Raw records:
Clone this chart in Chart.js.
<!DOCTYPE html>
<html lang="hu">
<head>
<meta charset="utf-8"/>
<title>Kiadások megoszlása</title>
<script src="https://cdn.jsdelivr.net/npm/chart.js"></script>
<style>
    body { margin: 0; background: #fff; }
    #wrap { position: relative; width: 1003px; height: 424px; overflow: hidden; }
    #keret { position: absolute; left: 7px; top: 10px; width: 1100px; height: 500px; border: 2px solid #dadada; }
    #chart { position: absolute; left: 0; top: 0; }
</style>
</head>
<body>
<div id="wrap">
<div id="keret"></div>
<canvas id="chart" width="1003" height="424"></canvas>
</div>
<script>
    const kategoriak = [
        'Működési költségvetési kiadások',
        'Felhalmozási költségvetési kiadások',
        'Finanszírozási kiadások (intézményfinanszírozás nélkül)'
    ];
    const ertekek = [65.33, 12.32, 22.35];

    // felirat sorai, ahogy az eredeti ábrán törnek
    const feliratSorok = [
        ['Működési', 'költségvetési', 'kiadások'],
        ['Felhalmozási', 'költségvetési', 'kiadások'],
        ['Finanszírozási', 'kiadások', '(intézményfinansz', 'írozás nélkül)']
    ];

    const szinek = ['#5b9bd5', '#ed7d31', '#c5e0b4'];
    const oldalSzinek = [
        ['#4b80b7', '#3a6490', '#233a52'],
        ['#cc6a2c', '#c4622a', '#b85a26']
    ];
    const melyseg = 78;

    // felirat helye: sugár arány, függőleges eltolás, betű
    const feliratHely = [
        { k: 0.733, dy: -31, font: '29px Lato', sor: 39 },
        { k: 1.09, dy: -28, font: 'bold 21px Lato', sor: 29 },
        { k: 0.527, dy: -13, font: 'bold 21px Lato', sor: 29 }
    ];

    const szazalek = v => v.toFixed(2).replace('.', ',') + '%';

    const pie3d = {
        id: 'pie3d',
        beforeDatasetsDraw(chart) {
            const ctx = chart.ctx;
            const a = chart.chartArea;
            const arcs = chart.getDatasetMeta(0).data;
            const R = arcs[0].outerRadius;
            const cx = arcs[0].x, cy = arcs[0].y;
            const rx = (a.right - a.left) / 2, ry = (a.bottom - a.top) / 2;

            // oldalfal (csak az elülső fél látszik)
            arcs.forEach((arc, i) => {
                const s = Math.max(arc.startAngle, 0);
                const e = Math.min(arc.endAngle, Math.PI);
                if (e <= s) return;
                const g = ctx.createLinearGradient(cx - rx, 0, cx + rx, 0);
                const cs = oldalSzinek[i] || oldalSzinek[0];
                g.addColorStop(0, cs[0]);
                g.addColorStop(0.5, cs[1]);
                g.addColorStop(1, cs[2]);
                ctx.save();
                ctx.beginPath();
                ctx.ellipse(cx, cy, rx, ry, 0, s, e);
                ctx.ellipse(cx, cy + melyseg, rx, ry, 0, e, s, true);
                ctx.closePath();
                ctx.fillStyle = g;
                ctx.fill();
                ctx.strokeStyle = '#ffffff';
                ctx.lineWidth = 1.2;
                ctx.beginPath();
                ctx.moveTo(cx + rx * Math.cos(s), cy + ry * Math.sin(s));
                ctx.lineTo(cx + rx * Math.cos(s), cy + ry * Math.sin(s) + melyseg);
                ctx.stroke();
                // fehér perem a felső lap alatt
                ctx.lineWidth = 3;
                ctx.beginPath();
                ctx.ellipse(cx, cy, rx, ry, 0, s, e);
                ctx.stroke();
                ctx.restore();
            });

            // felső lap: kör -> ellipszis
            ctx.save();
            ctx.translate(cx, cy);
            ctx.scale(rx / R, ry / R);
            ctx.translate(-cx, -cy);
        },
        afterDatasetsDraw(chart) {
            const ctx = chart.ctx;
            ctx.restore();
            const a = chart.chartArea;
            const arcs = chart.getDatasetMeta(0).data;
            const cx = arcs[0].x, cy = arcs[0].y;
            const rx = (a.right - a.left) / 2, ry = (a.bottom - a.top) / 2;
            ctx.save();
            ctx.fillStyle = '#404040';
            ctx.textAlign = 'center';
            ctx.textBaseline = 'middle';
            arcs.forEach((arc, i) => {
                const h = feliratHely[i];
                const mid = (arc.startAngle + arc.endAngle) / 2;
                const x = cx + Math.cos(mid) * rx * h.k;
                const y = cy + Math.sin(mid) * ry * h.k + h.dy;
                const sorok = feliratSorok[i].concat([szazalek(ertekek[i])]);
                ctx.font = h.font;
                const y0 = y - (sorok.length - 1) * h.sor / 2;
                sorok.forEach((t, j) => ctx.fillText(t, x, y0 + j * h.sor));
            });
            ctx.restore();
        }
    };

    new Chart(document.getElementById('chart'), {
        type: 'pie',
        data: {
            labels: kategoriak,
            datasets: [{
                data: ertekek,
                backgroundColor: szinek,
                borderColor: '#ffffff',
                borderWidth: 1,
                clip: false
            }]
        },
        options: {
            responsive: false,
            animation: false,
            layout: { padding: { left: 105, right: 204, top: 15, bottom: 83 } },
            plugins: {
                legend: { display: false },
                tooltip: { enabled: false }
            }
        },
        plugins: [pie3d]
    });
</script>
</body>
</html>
--
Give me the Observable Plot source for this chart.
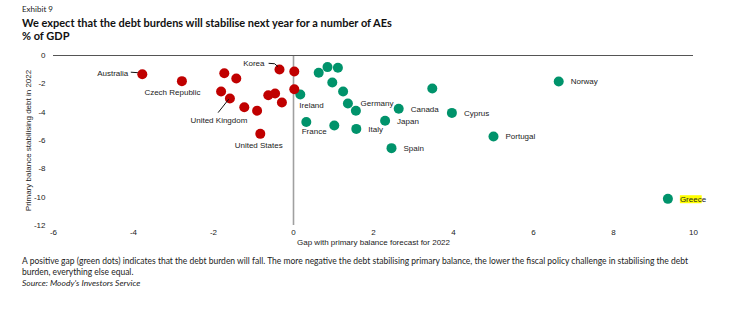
==
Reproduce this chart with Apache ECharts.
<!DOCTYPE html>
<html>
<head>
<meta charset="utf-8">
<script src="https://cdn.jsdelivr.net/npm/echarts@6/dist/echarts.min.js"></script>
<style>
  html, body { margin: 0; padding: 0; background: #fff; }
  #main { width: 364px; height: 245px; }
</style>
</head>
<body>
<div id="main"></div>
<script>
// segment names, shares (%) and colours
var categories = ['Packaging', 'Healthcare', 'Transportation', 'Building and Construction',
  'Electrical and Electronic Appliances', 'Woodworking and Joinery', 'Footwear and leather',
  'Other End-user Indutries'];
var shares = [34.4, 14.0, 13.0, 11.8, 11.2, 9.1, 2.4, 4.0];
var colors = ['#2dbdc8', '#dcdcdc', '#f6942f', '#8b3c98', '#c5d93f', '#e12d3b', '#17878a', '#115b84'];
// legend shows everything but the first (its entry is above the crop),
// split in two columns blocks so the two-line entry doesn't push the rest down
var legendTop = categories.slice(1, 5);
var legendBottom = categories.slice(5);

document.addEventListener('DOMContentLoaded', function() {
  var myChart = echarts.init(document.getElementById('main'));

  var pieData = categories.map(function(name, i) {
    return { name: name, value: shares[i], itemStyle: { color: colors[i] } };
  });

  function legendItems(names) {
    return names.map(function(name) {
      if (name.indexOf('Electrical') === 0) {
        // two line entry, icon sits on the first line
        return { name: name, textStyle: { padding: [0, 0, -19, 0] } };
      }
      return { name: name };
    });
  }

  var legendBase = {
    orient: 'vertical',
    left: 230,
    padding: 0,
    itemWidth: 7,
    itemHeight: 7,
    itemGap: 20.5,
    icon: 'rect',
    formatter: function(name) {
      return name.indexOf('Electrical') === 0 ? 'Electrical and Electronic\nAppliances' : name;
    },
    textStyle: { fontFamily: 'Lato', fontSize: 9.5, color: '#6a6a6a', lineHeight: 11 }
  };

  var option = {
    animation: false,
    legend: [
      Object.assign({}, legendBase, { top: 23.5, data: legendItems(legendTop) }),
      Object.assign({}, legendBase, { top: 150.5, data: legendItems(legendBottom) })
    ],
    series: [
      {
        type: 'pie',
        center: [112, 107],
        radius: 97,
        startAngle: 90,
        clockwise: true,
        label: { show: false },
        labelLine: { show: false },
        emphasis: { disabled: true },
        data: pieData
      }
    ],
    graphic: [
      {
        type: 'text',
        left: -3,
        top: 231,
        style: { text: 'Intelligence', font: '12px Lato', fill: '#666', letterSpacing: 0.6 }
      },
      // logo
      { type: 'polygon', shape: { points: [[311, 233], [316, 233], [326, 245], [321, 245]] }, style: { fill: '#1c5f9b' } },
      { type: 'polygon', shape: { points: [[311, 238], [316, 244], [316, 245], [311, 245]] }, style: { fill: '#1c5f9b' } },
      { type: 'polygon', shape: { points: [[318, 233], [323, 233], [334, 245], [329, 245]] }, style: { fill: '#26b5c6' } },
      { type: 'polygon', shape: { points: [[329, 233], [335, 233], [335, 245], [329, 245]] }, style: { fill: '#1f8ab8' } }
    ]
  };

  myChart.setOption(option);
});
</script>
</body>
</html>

Given request:
Which lines contain the word "this"? Copy each of them.

Task solution:
Clone this chart in Chart.js.
Give me the Observable Plot source for this chart.
Reproduce this chart with Apache ECharts.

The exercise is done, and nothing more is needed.